Jeff recalls the lasting impression Hadassah made on his family, which also made its home near Chicago. One of the most enduring lessons Jeff learned from his mother, Renee, was that “being a ‘doer’ is very important,” which echoes Hadassah’s imperative “to take action, to make an impact.”

An appreciation of science and medicine was also part of the Brodsky family tradition. Merwyn was a respected chemist who spent most of his career at Argonne National Laboratory. Jeff recalls the first family trip to Israel, “When we visited the Hadassah Hospital at Ein Kerem that we had heard so much about, we were so impressed, and the awe-inspiring Chagall windows were incredible.” It became a precious family memory that brought a vivid new dimension to their appreciation of Hadassah.

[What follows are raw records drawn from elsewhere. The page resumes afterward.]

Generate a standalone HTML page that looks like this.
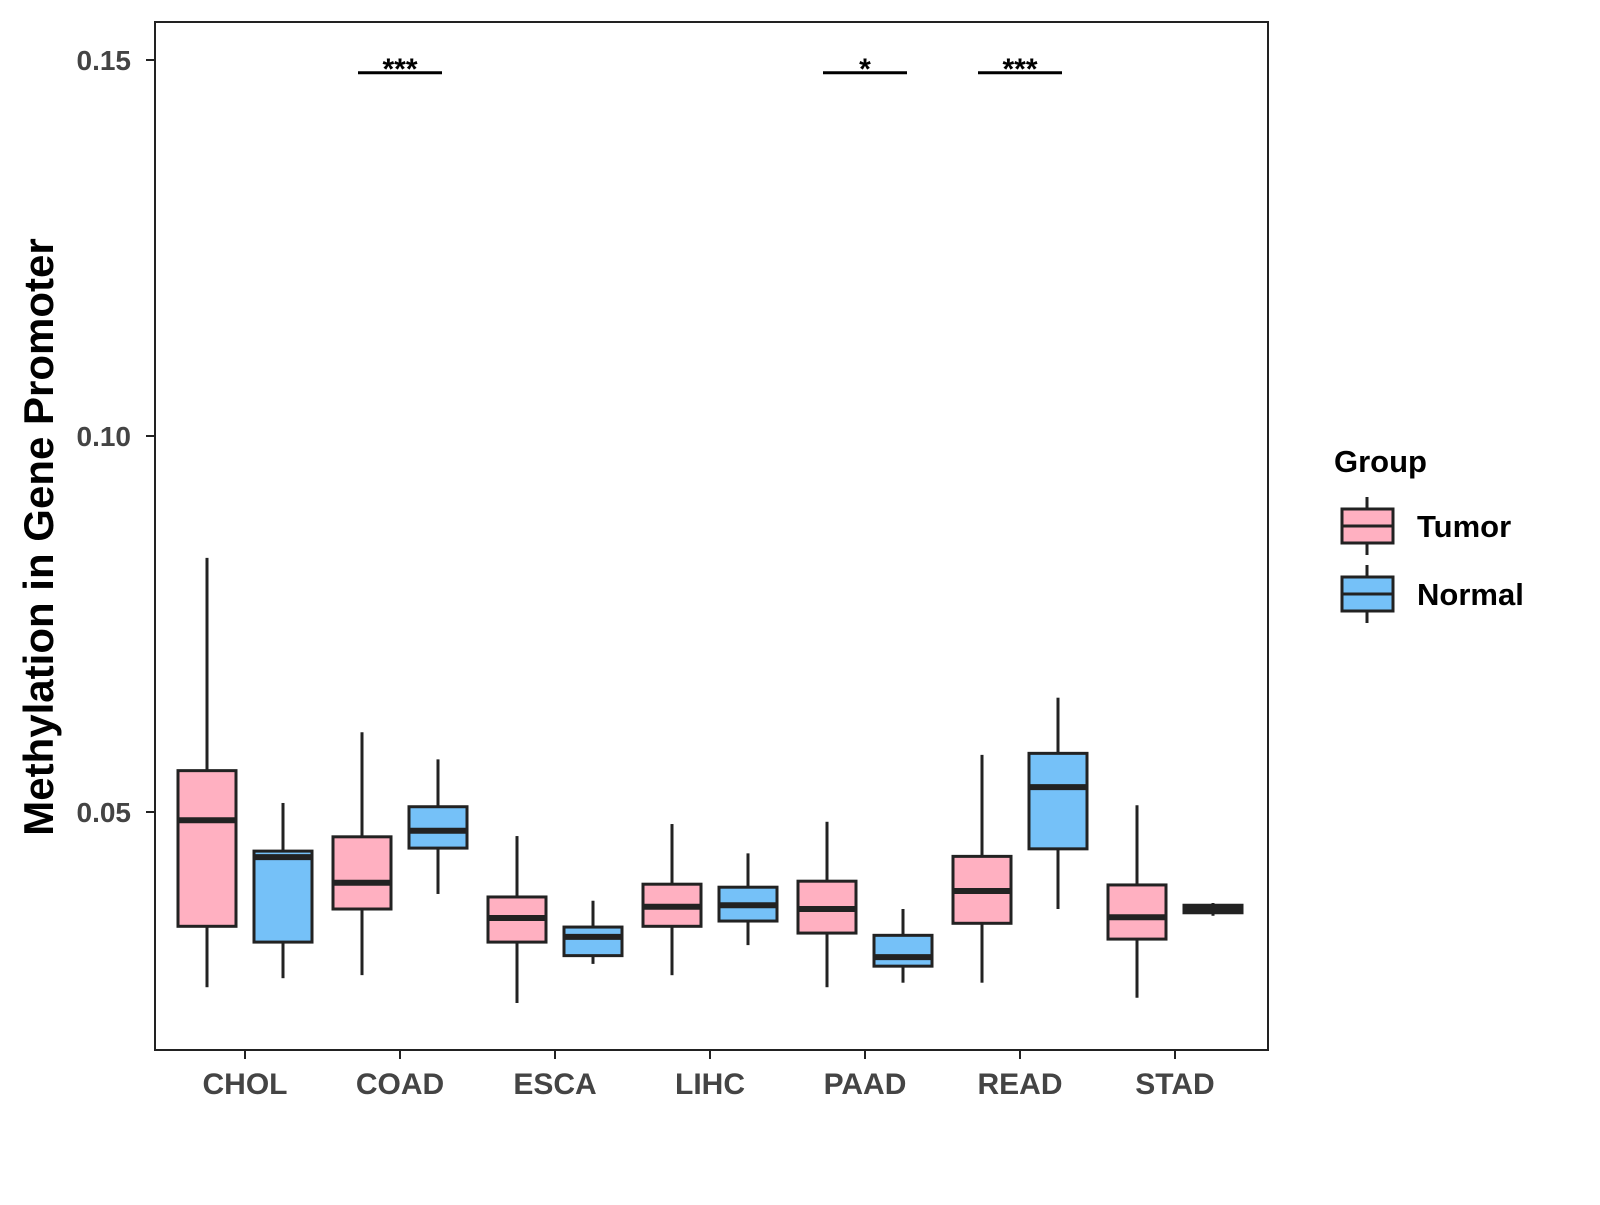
<!DOCTYPE html>
<html><head><meta charset="utf-8"><style>
body{margin:0;background:#fff}
svg text{font-family:"Liberation Sans",sans-serif;font-weight:bold}
</style></head><body>
<svg id="chart" width="1600" height="1200" xmlns="http://www.w3.org/2000/svg">
<rect width="1600" height="1200" fill="#fff"/>
<g id="plot"></g>
</svg>
<script>
const categories=["CHOL","COAD","ESCA","LIHC","PAAD","READ","STAD"];
// [low, q1, median, q3, high]
const tumor=[[0.0267,0.0348,0.0489,0.0555,0.0838],[0.0283,0.0371,0.0406,0.0467,0.0606],[0.0246,0.0327,0.0359,0.0387,0.0468],[0.0283,0.0348,0.0374,0.0404,0.0484],[0.0267,0.0339,0.0371,0.0408,0.0487],[0.0273,0.0352,0.0395,0.0441,0.0576],[0.0253,0.0331,0.0360,0.0403,0.0509]];
const normal=[[0.0279,0.0327,0.0440,0.0448,0.0512],[0.0391,0.0452,0.0475,0.0507,0.0570],[0.0298,0.0309,0.0334,0.0347,0.0382],[0.0323,0.0355,0.0376,0.0400,0.0445],[0.0273,0.0295,0.0307,0.0336,0.0371],[0.0371,0.0451,0.0533,0.0578,0.0652],[0.0362,0.0366,0.0371,0.0376,0.0379]];
const yTicks=[0.05,0.10,0.15];
const yTickLabels=["0.05","0.10","0.15"];
const sig=[{cat:"COAD",label:"***"},{cat:"PAAD",label:"*"},{cat:"READ",label:"***"}];
const sigLevel=0.1483;

const NS="http://www.w3.org/2000/svg";
const g=document.getElementById('plot');
const y=v=>812-(v-0.05)*7520;
const x=i=>245+i*155;
function el(tag,a,parent){const e=document.createElementNS(NS,tag);for(const k in a)e.setAttribute(k,a[k]);(parent||g).appendChild(e);return e;}

const panel=el('rect',{x:155,y:22,width:1113,height:1028,fill:'none',stroke:'#222','stroke-width':2});



yTicks.forEach((t,i)=>{
  const tk=el('line',{x1:146,x2:155,y1:y(t),y2:y(t),stroke:'#222','stroke-width':2});
  
  
  const tx=el('text',{x:131,y:y(t)+10,'text-anchor':'end','font-size':28,fill:'#444'});
  tx.textContent=yTickLabels[i];
  
  
});
categories.forEach((c,i)=>{
  const tk=el('line',{x1:x(i),x2:x(i),y1:1050,y2:1059,stroke:'#222','stroke-width':2});
  
  
  const tx=el('text',{x:x(i),y:1094,'text-anchor':'middle','font-size':30,fill:'#444'});
  tx.textContent=c;
  
  
});

function box(cx,d,fill,name){
  const grp=el('g',{});
  
  
  el('line',{x1:cx,x2:cx,y1:y(d[0]),y2:y(d[1]),stroke:'#222','stroke-width':3},grp);
  el('line',{x1:cx,x2:cx,y1:y(d[3]),y2:y(d[4]),stroke:'#222','stroke-width':3},grp);
  el('rect',{x:cx-29,y:y(d[3]),width:58,height:Math.max(y(d[1])-y(d[3]),1),fill:fill,stroke:'#222','stroke-width':3},grp);
  el('line',{x1:cx-29,x2:cx+29,y1:y(d[2]),y2:y(d[2]),stroke:'#222','stroke-width':6},grp);
}
categories.forEach((c,i)=>{
  box(x(i)-38,tumor[i],'#FFB0C1','box-tumor-'+c.toLowerCase());
  box(x(i)+38,normal[i],'#75C1F8','box-normal-'+c.toLowerCase());
});
sig.forEach(s=>{
  const i=categories.indexOf(s.cat);
  const ln=el('line',{x1:x(i)-42,x2:x(i)+42,y1:y(sigLevel),y2:y(sigLevel),stroke:'#000','stroke-width':3});
  
  
  const t=el('text',{x:x(i),y:y(sigLevel)+6,'text-anchor':'middle','font-size':30,fill:'#000'});
  t.textContent=s.label;
  
  
});

const yt=el('text',{x:0,y:0,transform:'translate(53,537) rotate(-90)','text-anchor':'middle','font-size':42,fill:'#000'});
yt.textContent='Methylation in Gene Promoter';



const lt=el('text',{x:1334,y:472,'font-size':31,fill:'#000'});
lt.textContent='Group';


[['Tumor','#FFB0C1',526],['Normal','#75C1F8',594]].forEach(([n,f,cy])=>{
  const lg=el('g',{});
  
  
  el('line',{x1:1367,x2:1367,y1:cy-29,y2:cy+29,stroke:'#222','stroke-width':3},lg);
  el('rect',{x:1342,y:cy-17,width:51,height:34,fill:f,stroke:'#222','stroke-width':3},lg);
  el('line',{x1:1342,x2:1393,y1:cy,y2:cy,stroke:'#222','stroke-width':3},lg);
  const t=el('text',{x:1417,y:cy+11,'font-size':31,fill:'#000'},lg);
  t.textContent=n;
});
</script>
</body></html>
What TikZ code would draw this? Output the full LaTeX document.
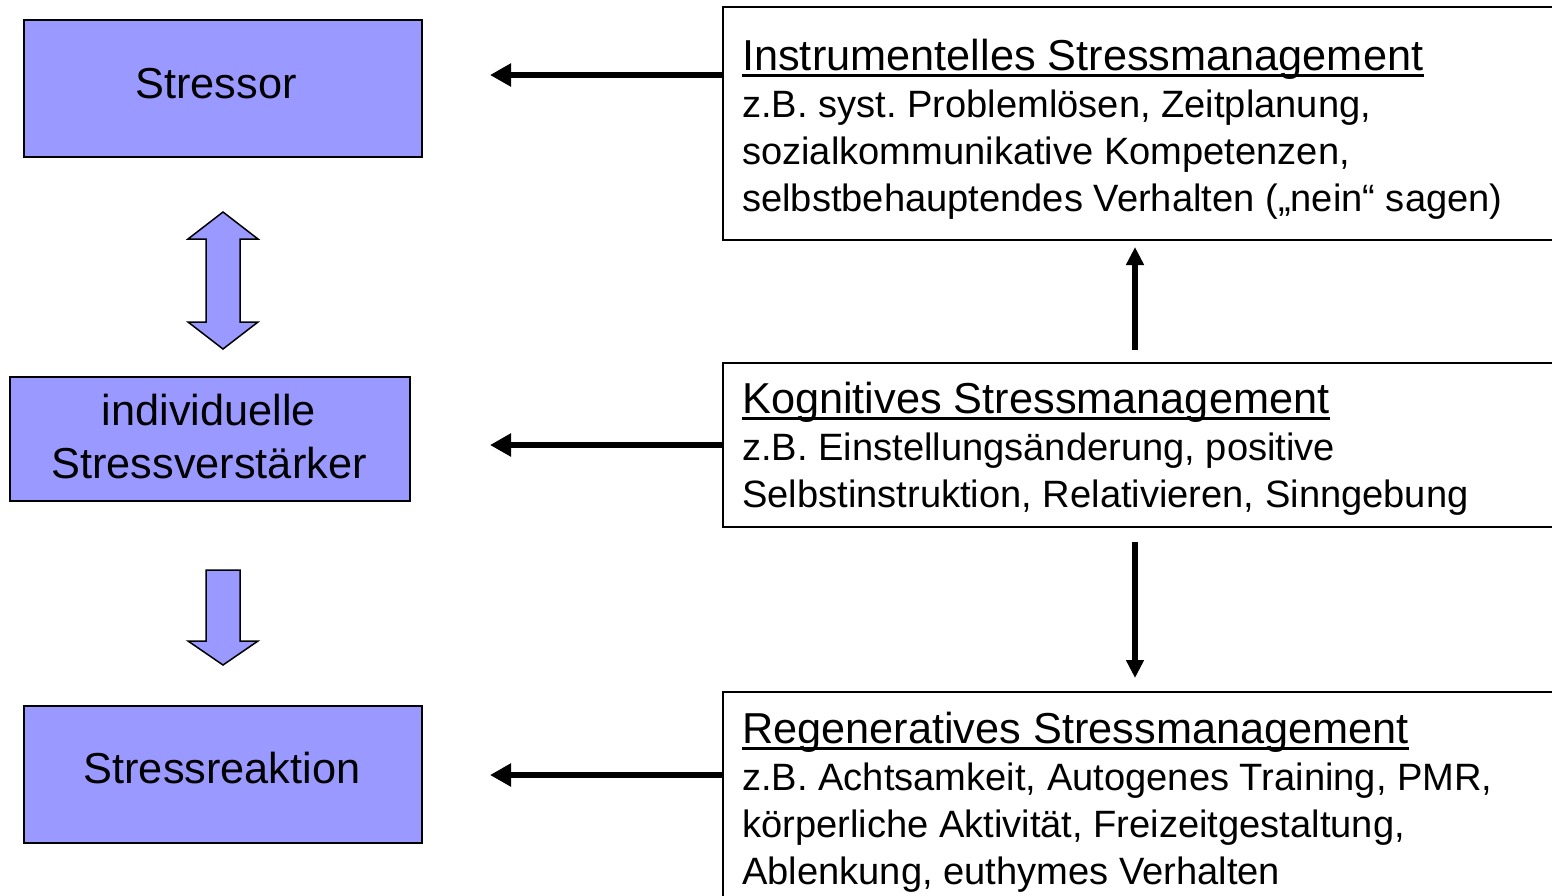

The value of Renee’s bond with Hadassah has continued to grow in ways she likely couldn’t have imagined. Jeff recalls “how important the concept of tzedakah was” to his mother throughout her life. Today, the family’s connection to science has grown new roots at Hadassah. In honor of his mother, a cancer survivor during her lifetime, Jeff created the Renee Kaplan Brodsky Fund with a generous gift to support the work of up-and-coming researchers at Hadassah Medical Organization who are seeking cures for diseases affecting women. Jeff explains that he not only wanted to make an immediate impact, he wanted to fuel the advancement of young researchers for years to come. “The hardest period in being a successful researcher is when you’re getting started. Small starter awards are critical for young researchers to get the preliminary results that can translate to getting bigger grants.”

His gift is strategic and hopeful. With Jeff’s own background in biomedical research as the Avinoff Chair of Biological Sciences at the University of Pittsburgh, he appreciated the types of questions the young researchers on Prof. Rivka Dresner Pollak’s team were asking. “I was impressed by the cutting-edge research that the lab was using to understand the underlying causes of ovarian cancer. I wanted to contribute to this community of scholarship, which may help lead to a cure.” He adds, “I know how much my mom would love to know that this work is continuing in her memory.”

As featured in the 2019 Hadassah Annual Report, released in July 2020.